While the teen dramas that defined The WB — and later, The CW — in the late ’90s and early ’00s were predominantly, blindingly white, Riverdale will take its core comic book characters and subversively bring them into the 21st century. Super producer Greg Berlanti — who will be shepherding this new take on Archie with the comics’ own Chief Creative Officer Roberto Aguirre-Sacasa — has been known to cast actors of color in roles that are canonically white characters, and Riverdale is no different.

Leading the way is the show’s titular hero, Archie Andrews himself. Though Archie has always been depicted with red hair and freckles in the comics, Riverdale has cast mixed race Samoan actor KJ Apa in the lead role.

Already a teen heartthrob in his native New Zealand, Riverdale will be Apa’s first major role Stateside. And lest fans be worried, Apa has already assured them he will be dying his hair for the role. Still, when the adaptation was announced I don’t think anyone was anticipating we’d be getting an Archie with Pacific Islander heritage (whether or not that will be a plot point on the series remains to be seen; though, it’s unlikely since Luke Perry is playing Archie’s dad).

Archie isn’t the only iconic ginger getting racebent Riverdale or on The CW, for that matter. The same day Apa was cast as Archie, they also announced newcomer Ashleigh Murray would be playing Josie McCoy (of Josie and the Pussycats fame).

It should also be noted that casting an African American actress to play Josie was always part of the plan, as evidenced by the character’s depiction in early promotional art for the series (that’s Josie on the far left in this post’s header image).

Josie isn’t the only character producers were looking to diversity when casting. This is how an early character description for Veronica that went out to casting directors described her:

Producers are aiming to ideally cast a Latina as this “silver-tongued” stunner, who has just returned to Riverdale from New York following a scandal which resulted in her father going to prison. Extremely intelligent, self-confident and immediately popular, Veronica is eager to reinvent herself — from Mean Girl to caring friend.

In February, actress Camila Mendes was announced as the live action Veronica and the final piece of the show’s main cast that also included Lili Reinhart as Betty and Cole Sprouse as Jughead — two characters who will remain white for the series.

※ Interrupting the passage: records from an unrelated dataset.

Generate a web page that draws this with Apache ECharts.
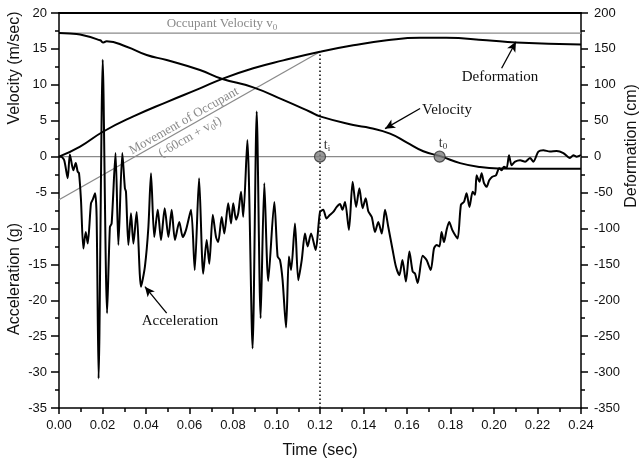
<!DOCTYPE html>
<html>
<head>
<meta charset="utf-8">
<script src="https://cdn.jsdelivr.net/npm/echarts@6/dist/echarts.min.js"></script>
<style>
  html, body { margin: 0; padding: 0; background: #fff; }
  #crash { width: 642px; height: 461px; }
</style>
</head>
<body>
<div id="crash"></div>
<script>
// acceleration (g)
var accTime = [0, 0.001, 0.0024, 0.004, 0.005, 0.0066, 0.0077, 0.0086, 0.0092, 0.0101,
  0.0112, 0.0123, 0.0132, 0.0147, 0.0155, 0.0166, 0.0173, 0.0182, 0.0201, 0.0221,
  0.0234, 0.0242, 0.026, 0.0273, 0.0291, 0.0303, 0.0308, 0.0319, 0.0331, 0.0342,
  0.0357, 0.0377, 0.0395, 0.0411, 0.0423, 0.0438, 0.0454, 0.0469, 0.0486, 0.0503,
  0.0518, 0.0533, 0.0553, 0.0569, 0.0584, 0.0607, 0.0624, 0.0644, 0.0663, 0.0679,
  0.0691, 0.0707, 0.0722, 0.0732, 0.0748, 0.076, 0.0778, 0.0791, 0.0801, 0.0814,
  0.0824, 0.0837, 0.0847, 0.0866, 0.089, 0.0909, 0.0927, 0.0944, 0.0962, 0.099,
  0.1005, 0.1016, 0.1028, 0.1044, 0.1057, 0.1067, 0.1085, 0.11, 0.1116, 0.1131,
  0.1143, 0.1159, 0.118, 0.12, 0.1215, 0.123, 0.1246, 0.1261, 0.1277, 0.1292,
  0.1303, 0.1315, 0.1333, 0.135, 0.1366, 0.1381, 0.1396, 0.141, 0.1422, 0.1438,
  0.1453, 0.1468, 0.1484, 0.1499, 0.1514, 0.1534, 0.1549, 0.1565, 0.1579, 0.1595,
  0.1611, 0.1626, 0.1637, 0.1649, 0.1672, 0.169, 0.1709, 0.1724, 0.1736, 0.1749,
  0.1759, 0.177, 0.1782, 0.1794, 0.1808, 0.1821, 0.1833, 0.1848, 0.1862, 0.1874,
  0.1887, 0.1902, 0.1913, 0.192, 0.1933, 0.1943, 0.1954, 0.1966, 0.1978, 0.1992,
  0.2009, 0.2024, 0.2035, 0.2046, 0.2058, 0.2069, 0.2081, 0.2097, 0.212, 0.2143,
  0.2166, 0.2181, 0.2204, 0.2227, 0.2257, 0.2288, 0.2319, 0.2349, 0.2365, 0.238, 0.24];
var accG = [0, 0, -0.5, -3.0, 0.3, -1.9, -0.9, -2.1, -2.3, -6.0,
  -12.8, -10.5, -12.1, -6.5, -6.0, -5.1, -8.4, -30.9, 13.5, -21.8,
  -9.8, -9.3, 0.5, -12.3, 0.5, -4.4, -4.9, -12.3, -7.9, -12.1,
  -7.7, -18.1, -15.3, -9.8, -2.3, -11.2, -7.4, -11.6, -7.2, -11.2,
  -7.4, -11.6, -9.1, -11.2, -10.2, -7.4, -15.8, -3.0, -16.3, -11.6,
  -14.9, -8.1, -11.2, -11.9, -8.4, -10.7, -6.5, -9.3, -6.5, -8.8,
  -7.9, -4.9, -8.4, 2.3, -26.7, 6.3, -22.5, -3.7, -17.3, -6.3,
  -13.9, -14.4, -17.2, -23.8, -13.9, -15.8, -9.3, -17.2, -14.4, -10.7,
  -12.5, -10.7, -13.0, -7.7, -7.4, -8.6, -8.1, -7.7, -7.0, -6.6,
  -7.4, -6.3, -10.2, -3.5, -7.0, -4.4, -7.2, -5.8, -7.6, -8.4,
  -10.5, -9.1, -10.7, -7.4, -9.8, -13.0, -15.3, -16.5, -14.4, -17.4,
  -13.2, -16.0, -16.3, -17.6, -13.8, -14.4, -15.8, -12.8, -12.3, -12.5,
  -10.5, -11.9, -10.2, -9.1, -10.2, -10.9, -11.4, -6.7, -6.3, -5.1,
  -7.0, -4.9, -5.3, -2.6, -3.5, -2.3, -3.7, -4.2, -3.3, -2.8,
  -2.6, -1.6, -1.9, -1.4, -1.6, 0.2, -1.2, -0.7, -0.5, -0.7,
  -0.2, -0.7, 0.7, 0.9, 0.7, 0.8, 0.5, -0.2, 0.2, 0.0, 0.2];

// velocity (m/sec)
var velTime = [0, 0.005, 0.0097, 0.0189, 0.0204, 0.0219, 0.0311, 0.0403, 0.0495, 0.0648,
  0.0748, 0.0893, 0.1031, 0.1154, 0.12, 0.1353, 0.143, 0.1522, 0.16, 0.1675,
  0.176, 0.1844, 0.1936, 0.2035, 0.22, 0.24];
var velMs = [17.2, 17.15, 17.0, 16.2, 15.9, 16.05, 15.3, 14.15, 13.45, 12.06,
  10.85, 9.65, 7.9, 6.25, 5.6, 4.4, 4.0, 3.2, 1.95, 0.75,
  0.0, -0.9, -1.45, -1.65, -1.7, -1.7];

// deformation (cm)
var defTime = [0, 0.0097, 0.0204, 0.0342, 0.0495, 0.0648, 0.0748, 0.0893, 0.1031, 0.12,
  0.1353, 0.1507, 0.166, 0.178, 0.1966, 0.2101, 0.24];
var defCm = [0, 14, 35, 56, 76, 95, 108, 123, 134, 146,
  155, 162, 165.5, 165.5, 162, 159, 156];

// reference lines
var refTime = [0, 0.24];
var v0Line = [17.2, 17.2];
var zeroLine = [0, 0];
var moveTime = [0, 0.12];
var moveCm = [-60, 146];
var tiTime = [0.12, 0.12];
var tiVal = [-35, 14.6];
var markTime = [0.12, 0.175];
var markVal = [0, 0];

function zip(a, b) {
  return a.map(function (x, i) { return [x, b[i]]; });
}

var chart = echarts.init(document.getElementById("crash"));

var sans = "Liberation Sans";
var serif = "Liberation Serif";
var grey = "#8a8a8a";

var sub = { fontSize: 9, fontFamily: serif, padding: [7, 0, 0, 0] };

var option = {
  animation: false,
  grid: { left: 59, right: 61, top: 13, bottom: 53, containLabel: false, outerBoundsMode: "none" },
  xAxis: [
    {
      type: "value",
      min: 0,
      max: 0.24,
      interval: 0.02,
      name: "Time (sec)",
      nameLocation: "middle",
      nameGap: 35,
      nameTextStyle: { fontFamily: sans, fontSize: 16, color: "#111" },
      axisLine: { onZero: false, lineStyle: { color: "#000", width: 1.5 } },
      axisTick: { length: 6, lineStyle: { color: "#000", width: 1.5 } },
      minorTick: { show: true, splitNumber: 2, length: 4, lineStyle: { color: "#000", width: 1.5 } },
      axisLabel: {
        margin: 11,
        fontFamily: sans,
        fontSize: 13,
        color: "#111",
        hideOverlap: false,
        formatter: function (v) { return v.toFixed(2); },
      },
      splitLine: { show: false },
    },
    {
      type: "value",
      position: "top",
      min: 0,
      max: 0.24,
      axisLine: { onZero: false, lineStyle: { color: "#000", width: 2 } },
      axisTick: { show: false },
      axisLabel: { show: false },
      splitLine: { show: false },
    },
  ],
  yAxis: [
    {
      type: "value",
      min: -35,
      max: 20,
      interval: 5,
      axisLine: { show: true, onZero: false, lineStyle: { color: "#000", width: 1.5 } },
      axisTick: { show: true, length: 8, lineStyle: { color: "#000", width: 1.5 } },
      minorTick: { show: true, splitNumber: 2, length: 4, lineStyle: { color: "#000", width: 1.5 } },
      axisLabel: { margin: 12, fontFamily: sans, fontSize: 13, color: "#111", hideOverlap: false },
      splitLine: { show: false },
    },
    {
      type: "value",
      position: "right",
      min: -350,
      max: 200,
      interval: 50,
      axisLine: { show: true, onZero: false, lineStyle: { color: "#000", width: 1.5 } },
      axisTick: { show: true, length: 7, lineStyle: { color: "#000", width: 1.5 } },
      minorTick: { show: true, splitNumber: 2, length: 4, lineStyle: { color: "#000", width: 1.5 } },
      axisLabel: { margin: 13, fontFamily: sans, fontSize: 13, color: "#111", hideOverlap: false },
      splitLine: { show: false },
    },
  ],
  series: [
    {
      name: "v0",
      type: "line",
      data: zip(refTime, v0Line),
      symbol: "none",
      lineStyle: { color: grey, width: 1.2 },
      silent: true,
    },
    {
      name: "zero",
      type: "line",
      data: zip(refTime, zeroLine),
      symbol: "none",
      lineStyle: { color: grey, width: 1.2 },
      silent: true,
    },
    {
      name: "Movement of Occupant",
      type: "line",
      yAxisIndex: 1,
      data: zip(moveTime, moveCm),
      symbol: "none",
      lineStyle: { color: grey, width: 1.3 },
      silent: true,
    },
    {
      name: "ti",
      type: "line",
      data: zip(tiTime, tiVal),
      symbol: "none",
      lineStyle: { color: "#000", width: 1.5, type: [1.5, 2.5] },
      silent: true,
    },
    {
      name: "Acceleration",
      type: "line",
      data: zip(accTime, accG),
      symbol: "none",
      smooth: 0.25,
      lineStyle: { color: "#000", width: 2 },
      z: 3,
    },
    {
      name: "Deformation",
      type: "line",
      yAxisIndex: 1,
      data: zip(defTime, defCm),
      symbol: "none",
      smooth: true,
      lineStyle: { color: "#000", width: 2 },
    },
    {
      name: "Velocity",
      type: "line",
      data: zip(velTime, velMs),
      symbol: "none",
      smooth: true,
      lineStyle: { color: "#000", width: 2 },
      markLine: {
        silent: true,
        symbol: ["none", "arrow"],
        symbolSize: [7, 10],
        label: { show: false },
        lineStyle: { color: "#000", width: 1.3, type: "solid" },
        data: [
          [{ coord: [0.2035, 12.3] }, { coord: [0.2101, 16.0] }],
          [{ coord: [0.166, 6.7] }, { coord: [0.1499, 3.9] }],
          [{ coord: [0.0495, -21.8] }, { coord: [0.0395, -18.1] }],
        ],
      },
    },
    {
      name: "points",
      type: "scatter",
      data: zip(markTime, markVal),
      symbolSize: 11,
      itemStyle: { color: "#7f7f7f", borderColor: "#333", borderWidth: 1.2 },
      z: 5,
    },
  ],
  graphic: [
    {
      type: "text", x: 15, y: 68, rotation: Math.PI / 2,
      style: { text: "Velocity (m/sec)", font: "16px " + sans, fill: "#111", align: "center", verticalAlign: "middle" },
    },
    {
      type: "text", x: 15, y: 279, rotation: Math.PI / 2,
      style: { text: "Acceleration (g)", font: "16px " + sans, fill: "#111", align: "center", verticalAlign: "middle" },
    },
    {
      type: "text", x: 632, y: 146, rotation: Math.PI / 2,
      style: { text: "Deformation (cm)", font: "16px " + sans, fill: "#111", align: "center", verticalAlign: "middle" },
    },
    {
      type: "text", x: 222, y: 24,
      style: {
        text: "Occupant Velocity v{s|0}",
        font: "13px " + serif, fill: grey, align: "center", verticalAlign: "middle",
        rich: { s: sub },
      },
    },
    {
      type: "text", x: 184, y: 121, rotation: 0.517,
      style: { text: "Movement of Occupant", font: "13px " + serif, fill: grey, align: "center", verticalAlign: "middle" },
    },
    {
      type: "text", x: 190, y: 137, rotation: 0.517,
      style: {
        text: "(-60cm + v{s|0}t)",
        font: "13px " + serif, fill: grey, align: "center", verticalAlign: "middle",
        rich: { s: sub },
      },
    },
    {
      type: "text", x: 500, y: 77,
      style: { text: "Deformation", font: "15px " + serif, fill: "#111", align: "center", verticalAlign: "middle" },
    },
    {
      type: "text", x: 447, y: 110,
      style: { text: "Velocity", font: "15px " + serif, fill: "#111", align: "center", verticalAlign: "middle" },
    },
    {
      type: "text", x: 180, y: 321,
      style: { text: "Acceleration", font: "15px " + serif, fill: "#111", align: "center", verticalAlign: "middle" },
    },
    {
      type: "text", x: 327, y: 145,
      style: { text: "t{s|i}", font: "14px " + serif, fill: "#333", align: "center", verticalAlign: "middle", rich: { s: sub } },
    },
    {
      type: "text", x: 443, y: 143,
      style: { text: "t{s|0}", font: "14px " + serif, fill: "#333", align: "center", verticalAlign: "middle", rich: { s: sub } },
    },
  ],
};

chart.setOption(option);
</script>
</body>
</html>
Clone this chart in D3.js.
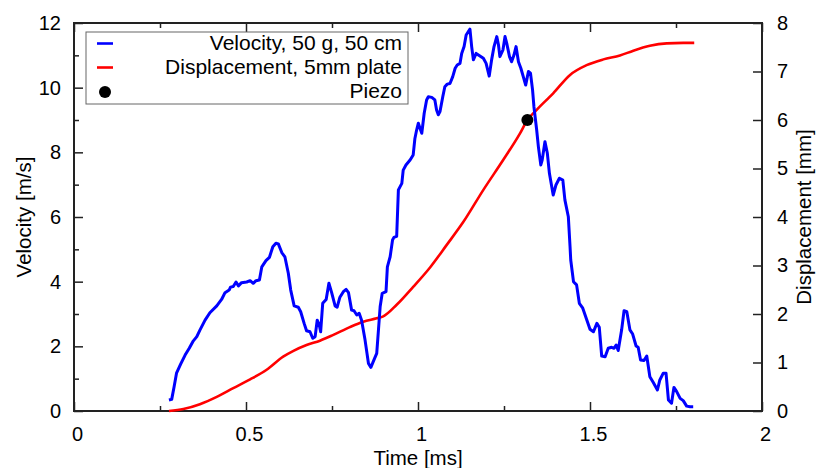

Also joining the cast of Riverdale are Casey Cott as Archie’s first openly gay character Kevin Keller and Asian American actors Ross Butler and Daniel Yang as Reggie Mantle and Dilton Doiley, respectively. To quote Angry Asian Man Phil Yu:

Reggie and Dilton have been around in the comic books since the 1940s, and as far as I know, both characters have been traditionally depicted as white. So there’s some out-of-the-box casting happening here.

It can be done, Hollywood!

Updating decades-old comic book characters for the 21st century isn’t that hard (I’m looking at you Netflix/Marvel). I don’t see anyone crying about “canon” when it comes to Riverdale (and trust me, Archie is a way more beloved comic than Iron Fist ever was). Now, hopefully, they’ll announce who’s playing Chuck Clayton sooner than later.